▶ **What is being asked**
Reply only with how many lines contain the word "that".

▶ **Records to use**
##########
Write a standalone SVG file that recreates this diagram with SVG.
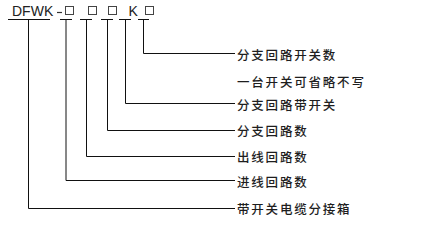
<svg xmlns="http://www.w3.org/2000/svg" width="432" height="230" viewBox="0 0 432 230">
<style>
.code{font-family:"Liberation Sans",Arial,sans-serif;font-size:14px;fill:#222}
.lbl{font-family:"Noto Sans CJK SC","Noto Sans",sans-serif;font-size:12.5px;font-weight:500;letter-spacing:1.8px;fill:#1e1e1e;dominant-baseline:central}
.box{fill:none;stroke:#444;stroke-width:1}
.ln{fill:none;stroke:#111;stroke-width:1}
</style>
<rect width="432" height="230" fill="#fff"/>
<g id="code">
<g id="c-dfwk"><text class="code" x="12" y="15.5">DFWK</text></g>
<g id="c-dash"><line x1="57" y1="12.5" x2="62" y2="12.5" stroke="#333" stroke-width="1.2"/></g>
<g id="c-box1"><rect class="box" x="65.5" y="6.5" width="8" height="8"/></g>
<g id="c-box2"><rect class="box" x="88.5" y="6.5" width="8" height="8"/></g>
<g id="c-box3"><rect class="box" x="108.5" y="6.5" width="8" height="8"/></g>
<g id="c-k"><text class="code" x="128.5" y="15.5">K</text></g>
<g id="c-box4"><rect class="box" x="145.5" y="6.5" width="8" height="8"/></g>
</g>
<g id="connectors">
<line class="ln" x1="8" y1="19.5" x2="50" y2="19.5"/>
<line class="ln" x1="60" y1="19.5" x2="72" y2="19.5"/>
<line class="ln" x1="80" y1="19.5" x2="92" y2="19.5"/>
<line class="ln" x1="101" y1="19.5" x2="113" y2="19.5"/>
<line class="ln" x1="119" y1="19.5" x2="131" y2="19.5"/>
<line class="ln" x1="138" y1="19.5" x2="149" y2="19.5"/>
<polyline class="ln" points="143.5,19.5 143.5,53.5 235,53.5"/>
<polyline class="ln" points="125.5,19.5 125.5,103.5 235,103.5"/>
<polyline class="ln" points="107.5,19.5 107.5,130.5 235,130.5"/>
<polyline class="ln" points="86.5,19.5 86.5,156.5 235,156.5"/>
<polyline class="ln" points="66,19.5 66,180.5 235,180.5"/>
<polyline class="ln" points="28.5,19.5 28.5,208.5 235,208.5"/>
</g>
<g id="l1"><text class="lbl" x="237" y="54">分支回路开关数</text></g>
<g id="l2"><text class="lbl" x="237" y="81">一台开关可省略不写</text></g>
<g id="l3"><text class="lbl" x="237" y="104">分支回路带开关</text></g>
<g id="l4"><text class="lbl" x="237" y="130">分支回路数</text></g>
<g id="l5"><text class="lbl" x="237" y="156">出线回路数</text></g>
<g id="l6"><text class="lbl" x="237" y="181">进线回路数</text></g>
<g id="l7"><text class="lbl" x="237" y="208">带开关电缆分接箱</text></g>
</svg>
##########
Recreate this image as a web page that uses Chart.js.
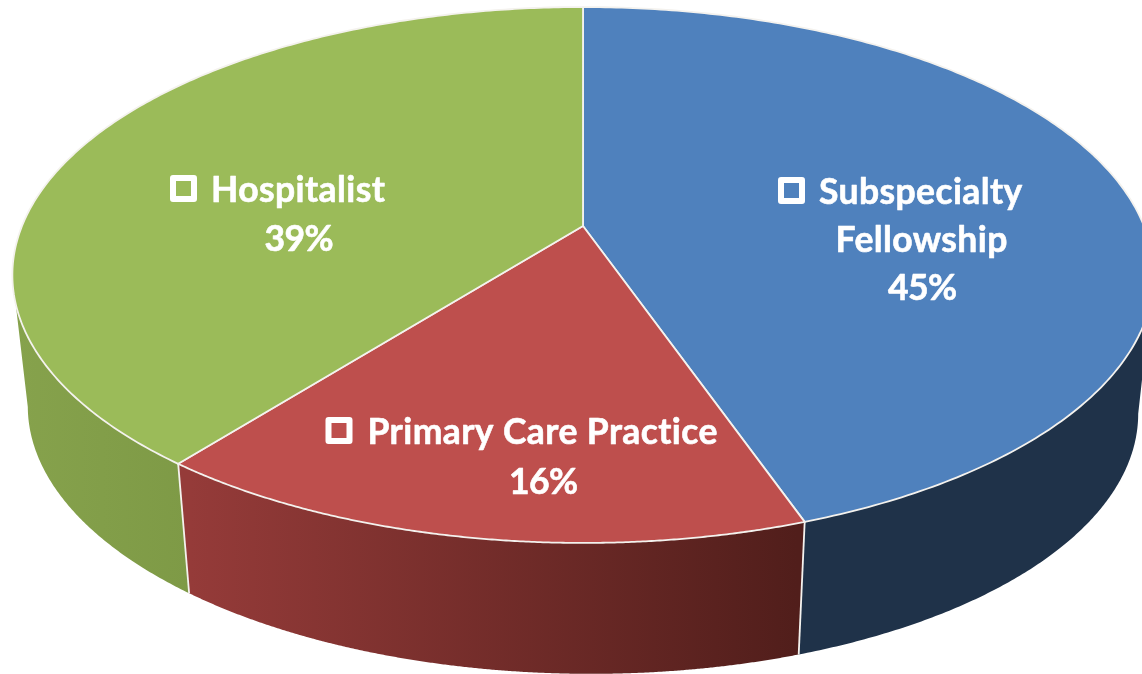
##########
▶ **The response**
2